### PROBLEM TO WORK ON
Everything from the first line of the data below through the line that contains "from matplotlib.patches import Rectangle" should be written out exactly, please, and nothing more; the pictures stay out.

### SOURCE DATA
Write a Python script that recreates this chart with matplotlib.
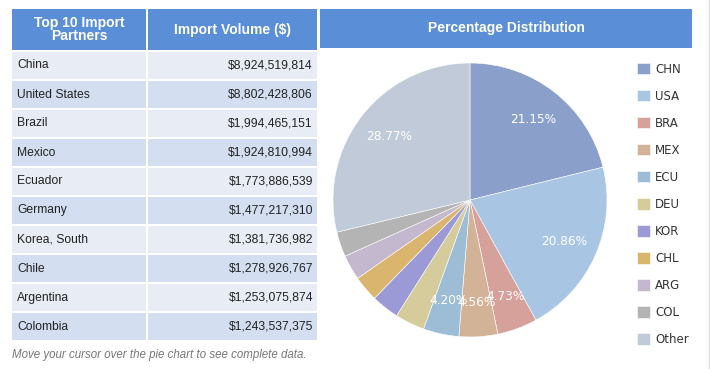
import matplotlib
matplotlib.use('Agg')
import matplotlib.pyplot as plt
from matplotlib.patches import Rectangle

countries = ['China', 'United States', 'Brazil', 'Mexico', 'Ecuador', 'Germany',
             'Korea, South', 'Chile', 'Argentina', 'Colombia']
codes = ['CHN', 'USA', 'BRA', 'MEX', 'ECU', 'DEU', 'KOR', 'CHL', 'ARG', 'COL', 'Other']
volumes = [8924519814, 8802428806, 1994465151, 1924810994, 1773886539, 1477217310,
           1381736982, 1278926767, 1253075874, 1243537375]
other_volume = 12141000000  # rest of world, ~28.77% of total
colors = ['#8a9fca', '#a8c6e4', '#d6a19a', '#d3b397', '#9cbdd5', '#d6cb9a',
          '#9c9ad6', '#d9b56d', '#c4b8ce', '#b4b4b4', '#c0cad8']

W, H = 710, 369
fig = plt.figure(figsize=(W / 100, H / 100), dpi=100)
bg = fig.add_axes([0, 0, 1, 1])
bg.set_xlim(0, W)
bg.set_ylim(H, 0)
bg.axis('off')

font = 'Liberation Sans'
head_col = '#5a8ed6'

# table header
bg.add_patch(Rectangle((12, 9), 134, 41, color=head_col, lw=0))
bg.add_patch(Rectangle((148, 9), 169, 41, color=head_col, lw=0))
bg.text(79, 29.5, 'Top 10 Import\nPartners', ha='center', va='center', color='white',
        fontsize=10, fontweight='bold', family=font, linespacing=0.95)
bg.text(232, 30, 'Import Volume ($)', ha='center', va='center', color='white',
        fontsize=10, fontweight='bold', family=font)

# table rows
row_h = 29
for i, (c, v) in enumerate(zip(countries, volumes)):
    y0 = 51 + i * row_h
    fc = '#e8edf5' if i % 2 == 0 else '#d3dff0'
    bg.add_patch(Rectangle((12, y0 + 1), 134, row_h - 2, color=fc, lw=0))
    bg.add_patch(Rectangle((148, y0 + 1), 169, row_h - 2, color=fc, lw=0))
    bg.text(17, y0 + row_h / 2, c, ha='left', va='center', fontsize=8.7,
            family=font, color='#222222')
    bg.text(313, y0 + row_h / 2, '${:,}'.format(v), ha='right', va='center',
            fontsize=8.7, family=font, color='#222222')

bg.text(12, 355, 'Move your cursor over the pie chart to see complete data.',
        ha='left', va='center', fontsize=8.3, style='italic', family=font, color='#777777')

# pie header
bg.add_patch(Rectangle((320, 9), 372, 39, color=head_col, lw=0))
bg.text(506, 28, 'Percentage Distribution', ha='center', va='center', color='white',
        fontsize=10, fontweight='bold', family=font)
bg.plot([708.5, 708.5], [0, H], color='#d8dde6', lw=1)

# pie
cx, cy, r = 470, 200, 137
ax = fig.add_axes([(cx - r) / W, (H - cy - r) / H, 2 * r / W, 2 * r / H])
values = volumes + [other_volume]

def fmt(p):
    return '{:.2f}%'.format(p) if p >= 4 else ''

wedges, _, autotexts = ax.pie(values, colors=colors, startangle=90, counterclock=False,
                              autopct=fmt, pctdistance=0.75, radius=1,
                              wedgeprops=dict(edgecolor='white', linewidth=0.4))
for t in autotexts:
    t.set_color('white')
    t.set_fontsize(8.7)
ax.set_xlim(-1, 1)
ax.set_ylim(-1, 1)
ax.set_aspect('equal')

leg = fig.legend(wedges, codes, loc='upper left', bbox_to_anchor=(626 / W, 1 - 52 / H),
                 frameon=False, fontsize=8.5, handlelength=1.1, handleheight=1.1,
                 handletextpad=0.45, labelspacing=1.19)
for t in leg.get_texts():
    t.set_color('#333333')

fig.savefig('out.png', dpi=100)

### WRITTEN RESPONSE
Write a Python script that recreates this chart with matplotlib.
import matplotlib
matplotlib.use('Agg')
import matplotlib.pyplot as plt
from matplotlib.patches import Rectangle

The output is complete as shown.